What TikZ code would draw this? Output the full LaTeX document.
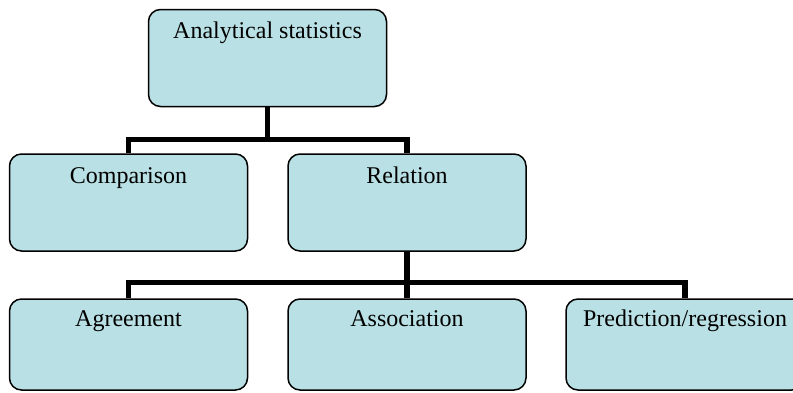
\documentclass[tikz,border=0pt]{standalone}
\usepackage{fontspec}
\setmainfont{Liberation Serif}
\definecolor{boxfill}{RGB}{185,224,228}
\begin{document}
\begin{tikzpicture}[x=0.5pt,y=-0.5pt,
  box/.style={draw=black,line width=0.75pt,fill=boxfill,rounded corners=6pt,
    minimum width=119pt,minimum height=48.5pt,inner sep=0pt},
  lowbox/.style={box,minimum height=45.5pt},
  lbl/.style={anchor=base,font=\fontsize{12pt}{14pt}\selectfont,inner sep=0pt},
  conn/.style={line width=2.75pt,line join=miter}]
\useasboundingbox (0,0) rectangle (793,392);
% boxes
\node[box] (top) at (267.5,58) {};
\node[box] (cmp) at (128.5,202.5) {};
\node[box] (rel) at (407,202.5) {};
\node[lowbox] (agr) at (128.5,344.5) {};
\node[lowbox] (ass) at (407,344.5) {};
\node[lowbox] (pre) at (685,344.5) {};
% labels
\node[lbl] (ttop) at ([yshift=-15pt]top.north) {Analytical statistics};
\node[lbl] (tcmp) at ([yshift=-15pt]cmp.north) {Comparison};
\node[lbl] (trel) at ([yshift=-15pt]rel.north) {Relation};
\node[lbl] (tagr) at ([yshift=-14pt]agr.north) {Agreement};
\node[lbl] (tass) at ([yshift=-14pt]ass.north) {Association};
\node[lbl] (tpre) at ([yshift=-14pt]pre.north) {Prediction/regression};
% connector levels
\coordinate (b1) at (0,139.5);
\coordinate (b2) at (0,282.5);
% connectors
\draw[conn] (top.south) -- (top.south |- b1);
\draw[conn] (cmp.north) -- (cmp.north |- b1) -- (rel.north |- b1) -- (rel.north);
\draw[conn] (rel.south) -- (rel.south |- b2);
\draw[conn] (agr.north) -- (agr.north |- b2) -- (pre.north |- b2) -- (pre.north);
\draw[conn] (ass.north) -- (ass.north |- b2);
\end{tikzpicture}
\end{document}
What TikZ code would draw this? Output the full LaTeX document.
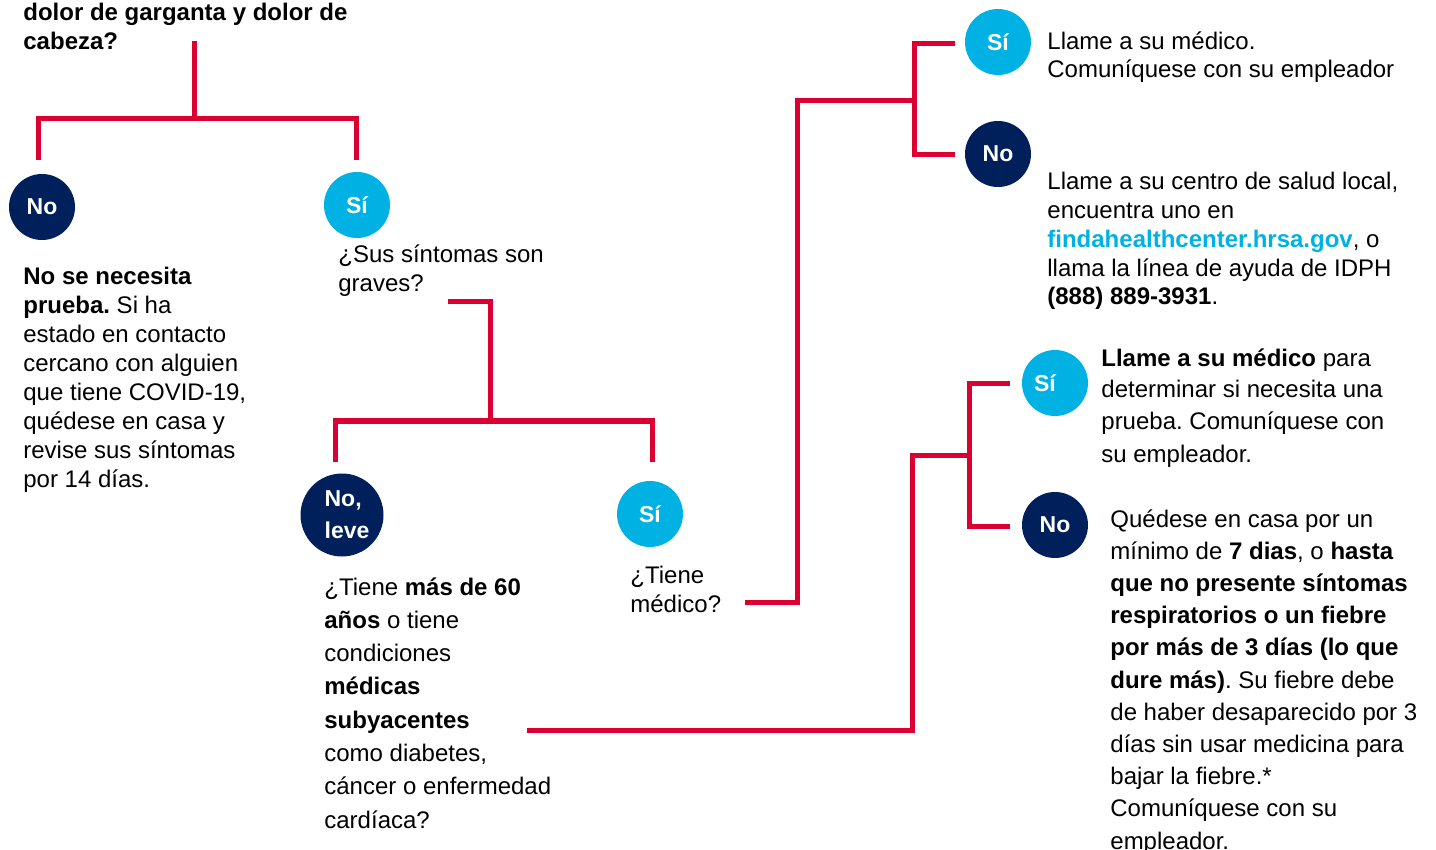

━━━

◆ Written task
Output each line exactly; omit every picture.

◆ Exercise result
What TikZ code would draw this? Output the full LaTeX document.
\documentclass[tikz,border=0pt]{standalone}
\usepackage{fontspec}
\setmainfont{Liberation Serif}
\definecolor{boxfill}{RGB}{185,224,228}
\begin{document}
\begin{tikzpicture}[x=0.5pt,y=-0.5pt,
  box/.style={draw=black,line width=0.75pt,fill=boxfill,rounded corners=6pt,
    minimum width=119pt,minimum height=48.5pt,inner sep=0pt},
  lowbox/.style={box,minimum height=45.5pt},
  lbl/.style={anchor=base,font=\fontsize{12pt}{14pt}\selectfont,inner sep=0pt},
  conn/.style={line width=2.75pt,line join=miter}]
\useasboundingbox (0,0) rectangle (793,392);
% boxes
\node[box] (top) at (267.5,58) {};
\node[box] (cmp) at (128.5,202.5) {};
\node[box] (rel) at (407,202.5) {};
\node[lowbox] (agr) at (128.5,344.5) {};
\node[lowbox] (ass) at (407,344.5) {};
\node[lowbox] (pre) at (685,344.5) {};
% labels
\node[lbl] (ttop) at ([yshift=-15pt]top.north) {Analytical statistics};
\node[lbl] (tcmp) at ([yshift=-15pt]cmp.north) {Comparison};
\node[lbl] (trel) at ([yshift=-15pt]rel.north) {Relation};
\node[lbl] (tagr) at ([yshift=-14pt]agr.north) {Agreement};
\node[lbl] (tass) at ([yshift=-14pt]ass.north) {Association};
\node[lbl] (tpre) at ([yshift=-14pt]pre.north) {Prediction/regression};
% connector levels
\coordinate (b1) at (0,139.5);
\coordinate (b2) at (0,282.5);
% connectors
\draw[conn] (top.south) -- (top.south |- b1);
\draw[conn] (cmp.north) -- (cmp.north |- b1) -- (rel.north |- b1) -- (rel.north);
\draw[conn] (rel.south) -- (rel.south |- b2);
\draw[conn] (agr.north) -- (agr.north |- b2) -- (pre.north |- b2) -- (pre.north);
\draw[conn] (ass.north) -- (ass.north |- b2);
\end{tikzpicture}
\end{document}
What TikZ code would draw this? Output the full LaTeX document.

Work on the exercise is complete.